WASHINGTON—The U.S. and its partners are rushing to hammer out an agreement on a level for a price cap on Russian oil in the next couple of weeks as they seek to contain global oil costs in the wake of a production cut by the Organization of the Petroleum Exporting Companies and its Russia-led allies.
The Group of Seven large advanced democracies, along with Australia, are working to put into place a plan ahead of a Dec. 5 deadline that would bar the use of financing, insuring and shipping services for Russian oil unless the oil is sold below a set price limit.
Officials involved in the talks are aiming to establish and release the full price-cap plan at least a month ahead of the December deadline to give markets time to prepare for the novel sanctions regime.
Biden administration officials have denounced the OPEC production cut, which was in part a retaliation by producers for the U.S.-led price-cap push. Treasury officials have said they continue to move forward with the price-cap effort, with one saying that higher global oil prices could make buying Russian oil under price cap a more attractive possibility worldwide.

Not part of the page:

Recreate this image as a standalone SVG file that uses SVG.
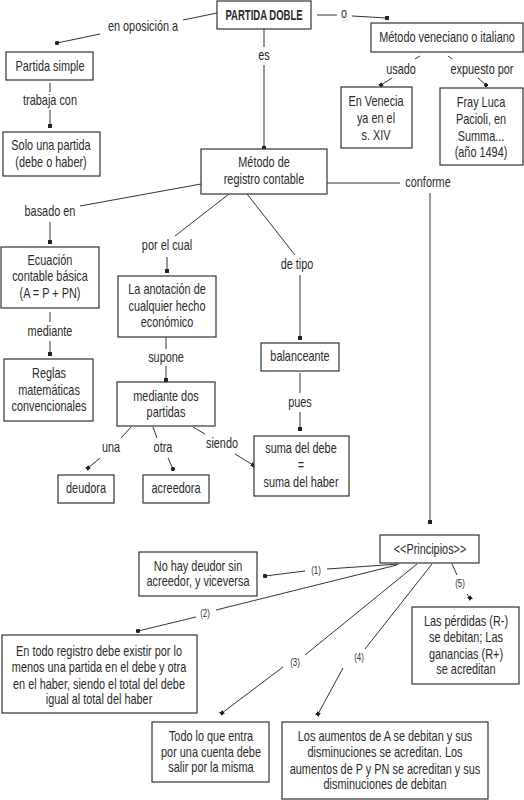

Discussions between the U.S. and its allies are now focused on the specific price for the cap, according to U.S. and European officials. Treasury Secretary Janet Yellen said this week that Russia had sold oil for around $60 a barrel in recent history—hinting at a possible level for the cap. That would set the price above Russia’s cost of production, which some Russian government documents put at roughly $45 a barrel. A $60-a-barrel price is also in line with historical prices for Russian oil.